I have this theory, I can grab the file size using fseek and ftell and build a dynamic array as a buffer. Then use the buffer for fgets(). I currently can not come up with a way to do it.
My theory is based off of not knowing the size of the first file in bytes. So, I do not know how big of a buffer to build. What if the file is over 2 gigs? I want to be able to build a buffer that will change and recognize the file size of whatever file I put into SearchInFile().
Here is what I have so far below:
int SearchInFile(char *fname, char *fname2)
{
FILE *pFile, *pFile2;
int szFile, szFile2;
// Open first file
if( (fopen_s(&pFile, fname, "r")) != NULL )
{
return(-1);
}
// Open second file
if( (fopen_s(&pFile2, fname2, "r")) != NULL )
{
return(-1);
}
// Find file size
fseek(pFile, 0L, SEEK_END);
szFile = ftell(pFile);
// Readjust File Pointer
fseek(pFile, 0L, SEEK_SET);
std::vector <char> buff;
//char buff[szFile];
while(fgets(buff.push_back(), szFile, pFile))
{
}
Any thoughts or examples would be great. I've been searching the net for the last few hours.

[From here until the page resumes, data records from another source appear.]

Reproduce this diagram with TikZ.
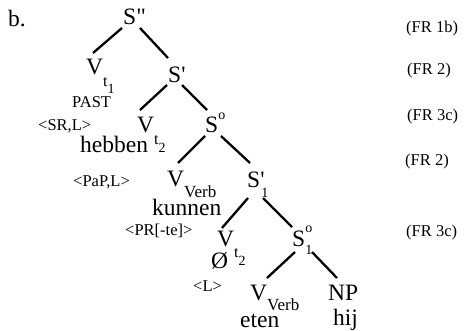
\documentclass[tikz,border=0pt]{standalone}
\usepackage{fontspec}
\setmainfont{Liberation Serif}[Ligatures=TeXOff]
\usepackage{tikz}
\usetikzlibrary{calc}
\newcommand{\treesz}{\fontsize{23.5}{24}\selectfont}
\newcommand{\subsz}{\fontsize{16}{16}\selectfont}
\newcommand{\supsz}{\fontsize{14}{14}\selectfont}
\newcommand{\verbsz}{\fontsize{17}{17}\selectfont}
\newcommand{\featsz}{\fontsize{16.5}{17}\selectfont}
\newcommand{\rulesz}{\fontsize{16.5}{17}\selectfont}

\begin{document}
\begin{tikzpicture}[x=1pt, y=-1pt,
    word/.style={inner sep=0pt, anchor=base west, font=\treesz},
    feat/.style={inner sep=0pt, anchor=base west, font=\featsz},
    rulelbl/.style={inner sep=0pt, anchor=west, font=\rulesz},
    branch/.style={line width=2.3pt}]
    \fill[white] (0,0) rectangle (471,331);
    \useasboundingbox (0,0) rectangle (471,331);

    \node[word] (ex) at (8,27) {b.};

    \node[word] (spp) at (123,25) {S\symbol{34}};
    \node[word] (vt1) at (86,75) {V\raisebox{-12pt}{\subsz t\raisebox{-7pt}{\supsz 1}}};
    \node[word] (sp) at (168,83) {S\symbol{39}};
    \node[feat] (past) at (72,108) {PAST};
    \node[feat] (srl) at (38,131) {<SR,L>};

    \node[word] (vt2) at (137,133) {V\raisebox{-12pt}{\subsz t\raisebox{-8pt}{\supsz 2}}};
    \node[word] (so) at (205,133) {S\raisebox{13pt}{\supsz o}};
    \node[word] (hebben) at (80,153) {hebben};
    \node[feat] (papl) at (73,186) {<PaP,L>};

    \node[word] (vverb) at (167,187) {V\raisebox{-10pt}{\verbsz Verb}};
    \node[word] (sp1) at (247,188) {S\rlap{\symbol{39}}\kern1pt\raisebox{-10pt}{\supsz 1}};
    \node[word] (kunnen) at (152,215) {kunnen};
    \node[feat] (prte) at (125,236) {<PR[-te]>};

    \node[word] (vt2b) at (217,247) {V\raisebox{-10pt}{\subsz t\raisebox{-8pt}{\supsz 2}}};
    \node[word] (so1) at (292,247) {S\rlap{\raisebox{14pt}{\supsz o}}\raisebox{-8pt}{\supsz 1}};
    \node[word] (zero) at (211,268) {Ø};
    \node[feat] (ltag) at (193,291) {<L>};

    \node[word] (vverbb) at (250,300) {V\raisebox{-10pt}{\verbsz Verb}};
    \node[word] (np) at (328,300) {NP};
    \node[word] (eten) at (240,327) {eten};
    \node[word] (hij) at (333,325) {hij};

    \node[rulelbl] (fr1) at (406,29) {(FR 1b)};
    \node[rulelbl] (fr2) at (407,71) {(FR 2)};
    \node[rulelbl] (fr3) at (407,117) {(FR 3c)};
    \node[rulelbl] (fr4) at (405,162) {(FR 2)};
    \node[rulelbl] (fr5) at (406,233) {(FR 3c)};

    \draw[branch] ($(spp.base west)+(-1,3)$) -- ($(vt1.base west)+(7,-22)$);
    \draw[branch] ($(spp.base west)+(17,3)$) -- ($(sp.base west)+(0,-25)$);
    \draw[branch] ($(sp.base west)+(-1,2)$) -- ($(vt2.base west)+(3,-23)$);
    \draw[branch] ($(sp.base west)+(14,2)$) -- ($(so.base west)+(2,-23)$);
    \draw[branch] ($(so.base west)+(0,3)$) -- ($(vverb.base west)+(11,-24)$);
    \draw[branch] ($(so.base west)+(16,3)$) -- ($(sp1.base west)+(3,-25)$);
    \draw[branch] ($(sp1.base west)+(1,10)$) -- ($(vt2b.base west)+(5,-19)$);
    \draw[branch] ($(sp1.base west)+(16,10)$) -- ($(so1.base west)+(0,-20)$);
    \draw[branch] ($(so1.base west)+(3,5)$) -- ($(vverbb.base west)+(17,-22)$);
    \draw[branch] ($(so1.base west)+(20,5)$) -- ($(np.base west)+(9,-22)$);
\end{tikzpicture}
\end{document}
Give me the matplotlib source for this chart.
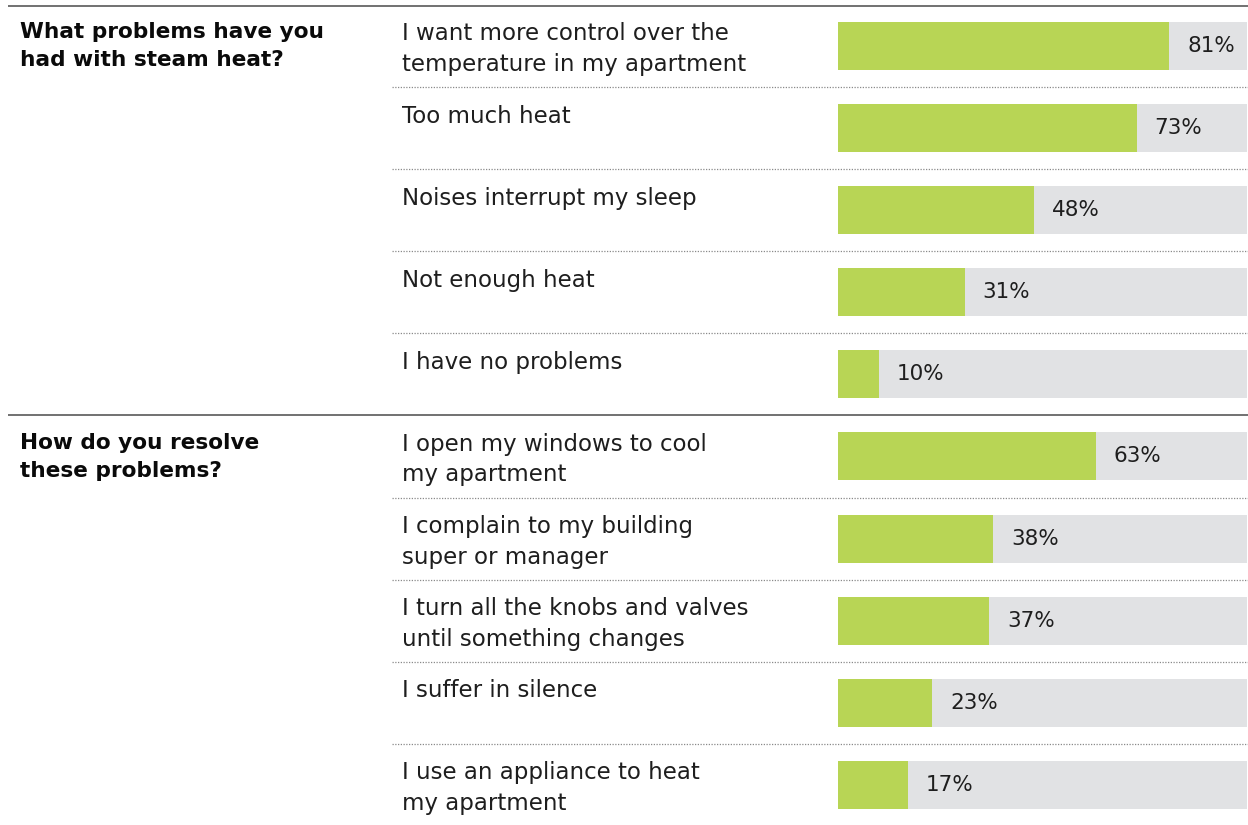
import matplotlib
matplotlib.use("Agg")
import matplotlib.pyplot as plt

# ---- data ----
questions = ["What problems have you\nhad with steam heat?",
             "How do you resolve\nthese problems?"]
labels_q1 = ["I want more control over the\ntemperature in my apartment",
             "Too much heat",
             "Noises interrupt my sleep",
             "Not enough heat",
             "I have no problems"]
values_q1 = [81, 73, 48, 31, 10]
labels_q2 = ["I open my windows to cool\nmy apartment",
             "I complain to my building\nsuper or manager",
             "I turn all the knobs and valves\nuntil something changes",
             "I suffer in silence",
             "I use an appliance to heat\nmy apartment"]
values_q2 = [63, 38, 37, 23, 17]

labels = labels_q1 + labels_q2
values = values_q1 + values_q2
section_sizes = [len(values_q1), len(values_q2)]

GREEN = "#b8d555"
GRAY = "#e1e2e4"
TEXT = "#1e1e1e"
FONT = "DejaVu Sans"

W, H = 1248, 825
fig = plt.figure(figsize=(W / 100, H / 100), dpi=100)

# row geometry in pixels (for axes placement)
row0_px = 46.0
row_px = 82.1
ylim = ((H - row0_px) / row_px, (0 - row0_px) / row_px)
bar_h = 48 / row_px

# background axes: x in pixels, y in row units
bg = fig.add_axes([0, 0, 1, 1])
bg.set_xlim(0, W)
bg.set_ylim(*ylim)
bg.axis("off")

# bar axes
bx0, bx1 = 838, 1247
ax = fig.add_axes([bx0 / W, 0, (bx1 - bx0) / W, 1])
ax.set_xlim(0, 100)
ax.set_ylim(*ylim)
ax.axis("off")

rows = list(range(len(values)))
ax.barh(rows, [100] * len(rows), height=bar_h, color=GRAY, linewidth=0)
ax.barh(rows, values, height=bar_h, color=GREEN, linewidth=0)
for r, v in zip(rows, values):
    ax.annotate(f"{v}%", xy=(v, r), xytext=(18, 0), textcoords="offset pixels",
                ha="left", va="center", fontsize=15.5, color=TEXT, family=FONT)

# category labels
for r, lab in zip(rows, labels):
    bg.text(402, r - bar_h / 2 + 0.005, lab, ha="left", va="top", fontsize=16.5,
            color=TEXT, family=FONT, linespacing=1.42)

# section headings and separators
start = 0
for q, n in zip(questions, section_sizes):
    top = start - 0.5
    y_line = top if start > 0 else (6 - row0_px) / row_px
    bg.plot([8, W], [y_line, y_line], color="#666666", lw=1.3, solid_capstyle="butt")
    bg.text(20, start - bar_h / 2 + 0.005, q, ha="left", va="top", fontsize=15.6,
            fontweight="bold", color="#0a0a0a", family=FONT, linespacing=1.48)
    for i in range(start, start + n - 1):
        bg.plot([392, W], [i + 0.5, i + 0.5], color="#8a8a8a", lw=0.9,
                linestyle=(0, (1, 1.2)))
    start += n

fig.savefig("out.png", dpi=100)
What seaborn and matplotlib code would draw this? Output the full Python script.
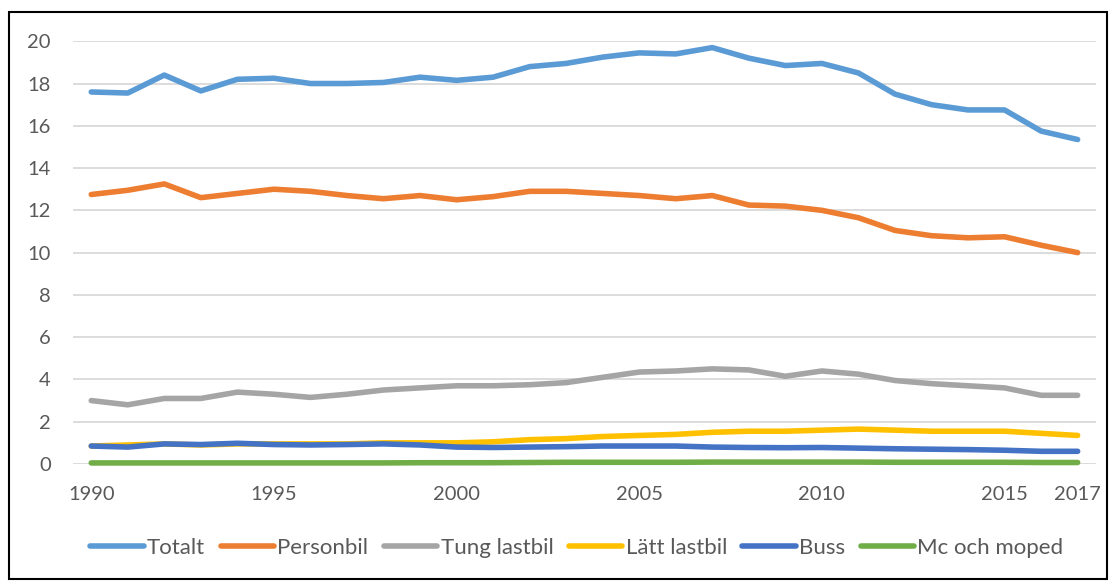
import numpy as np
import pandas as pd
import matplotlib
matplotlib.use('agg')
import matplotlib.pyplot as plt
import seaborn as sns
from matplotlib.patches import Rectangle

years = list(range(1990, 2018))

totalt = [17.6, 17.55, 18.4, 17.65, 18.2, 18.25, 18.0, 18.0, 18.05, 18.3,
          18.15, 18.3, 18.8, 18.95, 19.25, 19.45, 19.4, 19.7, 19.2, 18.85,
          18.95, 18.5, 17.5, 17.0, 16.75, 16.75, 15.75, 15.35]
personbil = [12.75, 12.95, 13.25, 12.6, 12.8, 13.0, 12.9, 12.7, 12.55, 12.7,
             12.5, 12.65, 12.9, 12.9, 12.8, 12.7, 12.55, 12.7, 12.25, 12.2,
             12.0, 11.65, 11.05, 10.8, 10.7, 10.75, 10.35, 10.0]
tung_lastbil = [3.0, 2.8, 3.1, 3.1, 3.4, 3.3, 3.15, 3.3, 3.5, 3.6,
                3.7, 3.7, 3.75, 3.85, 4.1, 4.35, 4.4, 4.5, 4.45, 4.15,
                4.4, 4.25, 3.95, 3.8, 3.7, 3.6, 3.25, 3.25]
latt_lastbil = [0.85, 0.9, 0.95, 0.9, 0.95, 0.95, 0.95, 0.95, 1.0, 1.0,
                1.0, 1.05, 1.15, 1.2, 1.3, 1.35, 1.4, 1.5, 1.55, 1.55,
                1.6, 1.65, 1.6, 1.55, 1.55, 1.55, 1.45, 1.35]
buss = [0.85, 0.8, 0.95, 0.92, 0.98, 0.92, 0.9, 0.92, 0.95, 0.9,
        0.8, 0.78, 0.8, 0.82, 0.85, 0.85, 0.85, 0.8, 0.78, 0.77,
        0.78, 0.75, 0.72, 0.7, 0.68, 0.65, 0.6, 0.6]
mc_moped = [0.05, 0.05, 0.05, 0.05, 0.05, 0.05, 0.05, 0.05, 0.05, 0.06,
            0.06, 0.06, 0.07, 0.08, 0.08, 0.08, 0.08, 0.09, 0.09, 0.09,
            0.09, 0.09, 0.08, 0.08, 0.08, 0.08, 0.07, 0.07]

series = ['Totalt', 'Personbil', 'Tung lastbil', 'Lätt lastbil', 'Buss', 'Mc och moped']
values = [totalt, personbil, tung_lastbil, latt_lastbil, buss, mc_moped]
colors = ['#5B9BD5', '#ED7D31', '#A5A5A5', '#FFC000', '#4472C4', '#70AD47']
xticks = [1990, 1995, 2000, 2005, 2010, 2015, 2017]

df = pd.DataFrame({
    'year': years * len(series),
    'value': [v for vals in values for v in vals],
    'serie': [s for s in series for _ in years],
})

sns.set_style('white')
plt.rcParams['font.family'] = ['Lato', 'DejaVu Sans']

fig = plt.figure(figsize=(11.16, 5.81), dpi=100)
ax = fig.add_axes([0.0654, 0.2014, 0.9166, 0.7276])

lw = 4.0
sns.lineplot(data=df, x='year', y='value', hue='serie', hue_order=series,
             palette=colors, linewidth=lw, ax=ax, legend=False,
             solid_capstyle='round', clip_on=False)

ax.set_xlim(1989.5, 2017.5)
ax.set_ylim(0, 20)
ax.set_yticks(np.arange(0, 21, 2))
ax.set_xticks(xticks)
ax.grid(axis='y', color='#D9D9D9', linewidth=1.3)
ax.set_axisbelow(True)
for sp in ax.spines.values():
    sp.set_visible(False)
ax.tick_params(axis='both', length=0, labelsize=14.5, labelcolor='#595959')
ax.tick_params(axis='y', pad=16)
ax.tick_params(axis='x', pad=16)
ax.set_xlabel('')
ax.set_ylabel('')

handles = [plt.Line2D([], [], color=c, linewidth=lw, solid_capstyle='round') for c in colors]
leg = fig.legend(handles, series, loc='center', bbox_to_anchor=(0.517, 0.057), ncol=6,
                 frameon=False, fontsize=16, handlelength=2.4, handletextpad=0.15,
                 columnspacing=0.7)
for t in leg.get_texts():
    t.set_color('#595959')

fig.patches.append(Rectangle((9 / 1116, 2 / 581), 1098 / 1116, 567 / 581,
                             transform=fig.transFigure, fill=False,
                             edgecolor='black', linewidth=1.5))

fig.savefig('out.png', dpi=100)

Vector can grow, so you don't have to know the size beforehand. The following four lines do what you want.
std::vector<char> buff;
int ch;
while ((ch = fgetc(pFile)) != EOF)
buff.push_back(ch);
fgetc is a function to read a single char, simpler than using fgets.
If you do know the file size beforehand then you could call buff.reserve(szFile) before the loop. This will make the loop a little more efficient.